Well, the hosts (with faces) are complicated.

Armistice and Hector may have likenesses across the park, but perhaps they are still their own unique snowflake. Just like two identical twin brothers or sisters, they’re quite similar but still different. Their treatment as factory line products is the problem with Westworld — Sizemore sees them as hosts for his voice, not their own.

Still, that humanization didn’t soften the slow blows of a plodding episode in Shogun World. Here are the winners and losers.

Winners

Maeve: She is Neo, flexing the Matrix to her will. Yes, she knows kung fu. And oh yes, she can dodge bullets (metaphorically) and Samurai blades (literally). Her power is limitless and inexplicable. Sizemore asked her where she got her power — not even she knew. Perhaps it’s granted in code by Ford. Whatever the source, she is some sort of chosen one. And she seems set to roam park after park until she finds her daughter. Up next? Future World? Roman World? Medieval World? Whatever world, Maeve seems to be competent: “See darling, everyone’s under control.” Her control.

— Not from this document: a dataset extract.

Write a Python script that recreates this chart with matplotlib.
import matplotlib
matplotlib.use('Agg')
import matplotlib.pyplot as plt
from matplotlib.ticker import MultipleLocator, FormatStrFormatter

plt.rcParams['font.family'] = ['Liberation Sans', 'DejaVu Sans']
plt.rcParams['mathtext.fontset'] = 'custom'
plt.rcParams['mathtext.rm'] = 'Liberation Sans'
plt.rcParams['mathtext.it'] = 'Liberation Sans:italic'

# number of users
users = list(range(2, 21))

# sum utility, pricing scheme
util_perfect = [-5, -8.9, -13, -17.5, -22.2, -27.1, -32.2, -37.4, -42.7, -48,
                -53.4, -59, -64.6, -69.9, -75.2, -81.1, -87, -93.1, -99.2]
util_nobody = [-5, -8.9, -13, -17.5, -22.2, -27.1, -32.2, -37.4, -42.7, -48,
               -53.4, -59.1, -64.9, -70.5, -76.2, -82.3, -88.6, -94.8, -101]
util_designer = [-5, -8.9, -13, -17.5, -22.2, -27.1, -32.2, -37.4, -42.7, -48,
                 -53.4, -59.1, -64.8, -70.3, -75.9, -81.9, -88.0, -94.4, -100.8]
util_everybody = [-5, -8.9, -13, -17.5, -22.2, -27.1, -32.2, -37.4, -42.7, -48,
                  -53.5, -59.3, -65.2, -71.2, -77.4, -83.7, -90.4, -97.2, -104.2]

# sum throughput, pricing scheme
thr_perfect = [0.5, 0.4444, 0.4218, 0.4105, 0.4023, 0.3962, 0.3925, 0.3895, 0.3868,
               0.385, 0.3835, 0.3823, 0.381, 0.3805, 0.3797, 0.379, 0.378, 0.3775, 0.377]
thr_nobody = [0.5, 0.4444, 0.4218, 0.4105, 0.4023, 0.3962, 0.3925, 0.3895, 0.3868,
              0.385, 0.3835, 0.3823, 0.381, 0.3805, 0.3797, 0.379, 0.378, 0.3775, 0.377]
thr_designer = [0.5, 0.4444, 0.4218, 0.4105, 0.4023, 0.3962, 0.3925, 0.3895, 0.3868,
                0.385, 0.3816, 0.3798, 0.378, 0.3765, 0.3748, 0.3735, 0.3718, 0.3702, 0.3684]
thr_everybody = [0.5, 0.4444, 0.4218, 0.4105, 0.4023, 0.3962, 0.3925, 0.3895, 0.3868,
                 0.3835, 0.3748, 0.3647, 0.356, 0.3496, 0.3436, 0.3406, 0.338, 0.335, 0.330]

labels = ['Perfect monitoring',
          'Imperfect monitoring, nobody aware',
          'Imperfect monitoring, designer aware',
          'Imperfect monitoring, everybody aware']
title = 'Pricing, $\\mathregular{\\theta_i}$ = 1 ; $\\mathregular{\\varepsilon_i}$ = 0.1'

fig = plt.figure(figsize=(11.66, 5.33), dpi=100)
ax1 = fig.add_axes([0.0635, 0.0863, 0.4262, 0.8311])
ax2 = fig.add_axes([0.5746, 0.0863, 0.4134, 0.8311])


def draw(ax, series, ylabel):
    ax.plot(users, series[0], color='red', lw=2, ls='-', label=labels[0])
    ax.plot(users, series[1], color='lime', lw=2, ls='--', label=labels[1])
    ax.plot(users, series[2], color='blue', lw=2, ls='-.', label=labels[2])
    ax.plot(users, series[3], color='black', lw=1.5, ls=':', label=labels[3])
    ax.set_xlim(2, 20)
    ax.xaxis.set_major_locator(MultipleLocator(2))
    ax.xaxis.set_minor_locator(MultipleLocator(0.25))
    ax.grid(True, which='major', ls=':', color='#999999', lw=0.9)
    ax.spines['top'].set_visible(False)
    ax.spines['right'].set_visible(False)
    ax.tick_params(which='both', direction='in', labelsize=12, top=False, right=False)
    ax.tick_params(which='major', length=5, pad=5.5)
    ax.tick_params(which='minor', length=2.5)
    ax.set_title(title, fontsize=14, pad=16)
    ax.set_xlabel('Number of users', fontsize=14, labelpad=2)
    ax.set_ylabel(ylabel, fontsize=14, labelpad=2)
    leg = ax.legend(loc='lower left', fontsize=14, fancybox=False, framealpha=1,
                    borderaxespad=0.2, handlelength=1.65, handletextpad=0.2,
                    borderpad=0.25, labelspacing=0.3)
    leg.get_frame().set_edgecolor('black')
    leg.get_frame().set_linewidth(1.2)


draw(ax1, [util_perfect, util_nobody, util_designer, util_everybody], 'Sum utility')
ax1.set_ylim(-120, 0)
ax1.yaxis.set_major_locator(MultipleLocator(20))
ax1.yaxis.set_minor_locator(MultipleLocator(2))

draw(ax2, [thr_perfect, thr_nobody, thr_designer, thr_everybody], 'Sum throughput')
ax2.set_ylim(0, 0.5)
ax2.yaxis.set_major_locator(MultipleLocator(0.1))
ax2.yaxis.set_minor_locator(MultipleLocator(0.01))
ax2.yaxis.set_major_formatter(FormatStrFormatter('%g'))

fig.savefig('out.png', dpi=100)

Sizemore: Sizemore, like the rest of Delos, doesn’t seem to realize just how much control they’ve lost — and how much control the hosts have acquired. The good news is that Sizemore found that tablet, so he has surely begun to formulate his escape plan. He and Maeve seem to be developing a rapport, but Sizemore should know that, with her all-controlling qualities, he may soon become useless — and then dead.

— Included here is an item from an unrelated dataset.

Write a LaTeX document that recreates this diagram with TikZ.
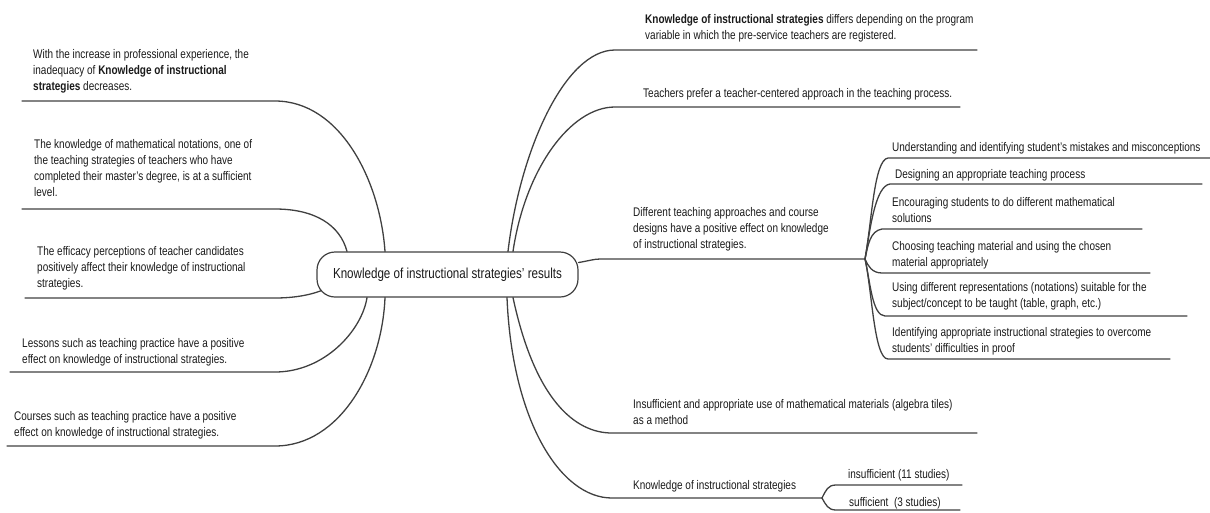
\documentclass[tikz,border=0pt]{standalone}
\usepackage{fontspec}
\setmainfont{Liberation Sans}[FakeStretch=0.80]
\usetikzlibrary{calc}
\definecolor{linegray}{HTML}{404040}
\definecolor{ink}{HTML}{1A1A1A}

\begin{document}
\begin{tikzpicture}[x=1pt,y=-1pt,
  branch/.style={draw=linegray, line width=1.3pt, line cap=round},
  note/.style={anchor=north west, inner sep=0pt, align=left, text=ink,
    font=\fontsize{12.5}{16}\selectfont},
  root/.style={draw=linegray, line width=1.2pt, rounded corners=18pt,
    minimum width=261pt, minimum height=45pt, inner sep=0pt, text=ink,
    font=\fontsize{14.5}{16}\selectfont}]
\useasboundingbox (0,0) rectangle (1210,512);

% central topic
\node[root] (c) at (447.5,274.5) {Knowledge of instructional strategies' results};

% attachment points on the central topic
\coordinate (cl1) at ($(c.north)+(-62.5,0)$);
\coordinate (cl2) at ($(c.north)+(-100.5,0)$);
\coordinate (cl3) at ($(c.south west)+(5,-7)$);
\coordinate (cl4) at ($(c.south)+(-80.5,0)$);
\coordinate (cl5) at ($(c.south)+(-62.5,0)$);
\coordinate (cr1) at ($(c.north)+(60.5,0)$);
\coordinate (cr2) at ($(c.north)+(65.5,0)$);
\coordinate (cr3) at ($(c.east)+(0,-12)$);
\coordinate (cr4) at ($(c.south)+(65.5,0)$);
\coordinate (cr5) at ($(c.south)+(59.5,0)$);

% ---------- left branches ----------
\node[note] (l1) at (33,49) {With the increase in professional experience, the\\
  inadequacy of \textbf{Knowledge of instructional}\\ \textbf{strategies} decreases.};
\coordinate (l1a) at (275,101); \coordinate (l1b) at (22,101);
\draw[branch] (cl1) .. controls (380,180) and (340,101) .. (l1a) -- (l1b);

\node[note] (l2) at (34,139) {The knowledge of mathematical notations, one of\\
  the teaching strategies of teachers who have\\
  completed their master's degree, is at a sufficient\\ level.};
\coordinate (l2a) at (275,209); \coordinate (l2b) at (22,209);
\draw[branch] (cl2) .. controls (340,225) and (315,209) .. (l2a) -- (l2b);

\node[note] (l3) at (37,246) {The efficacy perceptions of teacher candidates\\
  positively affect their knowledge of instructional\\ strategies.};
\coordinate (l3a) at (275,298); \coordinate (l3b) at (25,298);
\draw[branch] (cl3) .. controls (315,293) and (300,298) .. (l3a) -- (l3b);

\node[note] (l4) at (22,338) {Lessons such as teaching practice have a positive\\
  effect on knowledge of instructional strategies.};
\coordinate (l4a) at (275,372); \coordinate (l4b) at (10,372);
\draw[branch] (cl4) .. controls (362,330) and (325,372) .. (l4a) -- (l4b);

\node[note] (l5) at (14,411) {Courses such as teaching practice have a positive\\
  effect on knowledge of instructional strategies.};
\coordinate (l5a) at (275,446); \coordinate (l5b) at (7,446);
\draw[branch] (cl5) .. controls (382,370) and (340,446) .. (l5a) -- (l5b);

% ---------- right branches ----------
\node[note] (r1) at (645,14) {\textbf{Knowledge of instructional strategies} differs depending on the program\\
  variable in which the pre-service teachers are registered.};
\coordinate (r1a) at (615,50); \coordinate (r1b) at (977,50);
\draw[branch] (cr1) .. controls (520,150) and (565,50) .. (r1a) -- (r1b);

\node[note] (r2) at (643,88) {Teachers prefer a teacher-centered approach in the teaching process.};
\coordinate (r2a) at (615,107); \coordinate (r2b) at (960,107);
\draw[branch] (cr2) .. controls (525,170) and (570,107) .. (r2a) -- (r2b);

\node[note] (r3) at (633,207) {Different teaching approaches and course\\
  designs have a positive effect on knowledge\\ of instructional strategies.};
\coordinate (r3a) at (600,259); \coordinate (h3) at (865,259);
\draw[branch] (cr3) .. controls (588,261) and (594,259) .. (r3a) -- (h3);

\node[note] (r4) at (633,399) {Insufficient and appropriate use of mathematical materials (algebra tiles)\\
  as a method};
\coordinate (r4a) at (612,433); \coordinate (r4b) at (977,433);
\draw[branch] (cr4) .. controls (535,400) and (575,433) .. (r4a) -- (r4b);

\node[note] (r5) at (633,480) {Knowledge of instructional strategies};
\coordinate (r5a) at (612,498); \coordinate (h5) at (822,498);
\draw[branch] (cr5) .. controls (512,420) and (560,498) .. (r5a) -- (h5);

% ---------- sub-branches of the teaching-approaches topic ----------
\node[note] (s1) at (892,142) {Understanding and identifying student's mistakes and misconceptions};
\coordinate (s1a) at (888,158); \coordinate (s1b) at (1210,158);
\draw[branch] (h3) .. controls (872,220) and (874,160) .. (s1a) -- (s1b);

\node[note] (s2) at (895,169) {Designing an appropriate teaching process};
\coordinate (s2a) at (890,184); \coordinate (s2b) at (1202,184);
\draw[branch] (h3) .. controls (870,230) and (875,186) .. (s2a) -- (s2b);

\node[note] (s3) at (892,197) {Encouraging students to do different mathematical\\ solutions};
\coordinate (s3a) at (882,229); \coordinate (s3b) at (1142,229);
\draw[branch] (h3) .. controls (868,245) and (870,231) .. (s3a) -- (s3b);

\node[note] (s4) at (892,241) {Choosing teaching material and using the chosen\\ material appropriately};
\coordinate (s4a) at (882,273); \coordinate (s4b) at (1150,273);
\draw[branch] (h3) .. controls (868,266) and (872,273) .. (s4a) -- (s4b);

\node[note] (s5) at (892,282) {Using different representations (notations) suitable for the\\
  subject/concept to be taught (table, graph, etc.)};
\coordinate (s5a) at (885,316); \coordinate (s5b) at (1187,316);
\draw[branch] (h3) .. controls (870,280) and (872,316) .. (s5a) -- (s5b);

\node[note] (s6) at (892,327) {Identifying appropriate instructional strategies to overcome\\
  students' difficulties in proof};
\coordinate (s6a) at (888,359); \coordinate (s6b) at (1170,359);
\draw[branch] (h3) .. controls (872,290) and (874,359) .. (s6a) -- (s6b);

% ---------- sub-branches of the last topic ----------
\node[note] (k1) at (848,469) {insufficient (11 studies)};
\coordinate (k1a) at (836,485); \coordinate (k1b) at (962,485);
\draw[branch] (h5) .. controls (826,490) and (828,485) .. (k1a) -- (k1b);

\node[note] (k2) at (849,497) {sufficient\ \ (3 studies)};
\coordinate (k2a) at (836,510); \coordinate (k2b) at (960,510);
\draw[branch] (h5) .. controls (826,505) and (828,510) .. (k2a) -- (k2b);
\end{tikzpicture}
\end{document}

Ford: He still seems to be pulling the strings, especially when we learn the hosts are reset to “virgin” status and that the park lost a third of their IP in the process. This episode supported the idea that some hosts might be improvising while a small few may be free thinking. Even Dolores — a host I long thought was a free thinker — could still be under Ford’s control. Meanwhile, Maeve granted Akane “freedom,” which seems to mean he has free thought. Even if Ford’s dead, he’s living through his hosts in these new, chaotic storylines. (Side note, we also know why Ford hated Lee. Lee plagiarized himself: “You try writing 300 storylines.”)

Akane: She lost her daughter but gained her freedom. She also seems like she might join Maeve’s growing party of explorers, whose goal still seems to be to scoop up Maeve’s daughter on their way out of the park.

Losers

Dolores: At the start of the episode, Teddy lay dead during a sneak peak of the moments after Dolores seems to have broken out of the park, discovered the weapon or both. Later in the episode, she told Teddy she would have to “burn” the weak and infected on her way to freedom. The implication was that Teddy was going to be one of those weak hosts who would not make it. But who could have seen her giving Teddy a potentially debilitating upgrade immediately after they had sex, probably for the first time? A new low, even for Dolores. She’s ruthless.

Teddy: “Where we’re going, there’s no place for a man like you,” Dolores said before turning Teddy Lite into Teddy 2.0. We’ll see soon who this new Teddy will become. But he’s destined for death, just like Teddy Lite. Once Dolores’ right hand man, Teddy is now just another souped up pawn in Dolores’ game. With Teddy’s state of mind now fungible, there’s still life to the Teddy = Bernard theories. Though, I haven’t come around to those theories.

Bernard: Instead, I think what’s happening to Bernard can be explained in this video. I can’t pretend like I connected all the dots that this vlogger did. But the theory in the video supports a number of observations I’ve made along the way, and explains why Bernard’s narrative is truncated and, at times, unbelievable.

Shogun World: You know something has gone bizarrely wrong in Shogun World, when Akane’s dance is performed to “Painted Black” — not traditional Japanese music. The sets were beautiful. The production value was stellar. The action was fun. But the plot was underwhelming.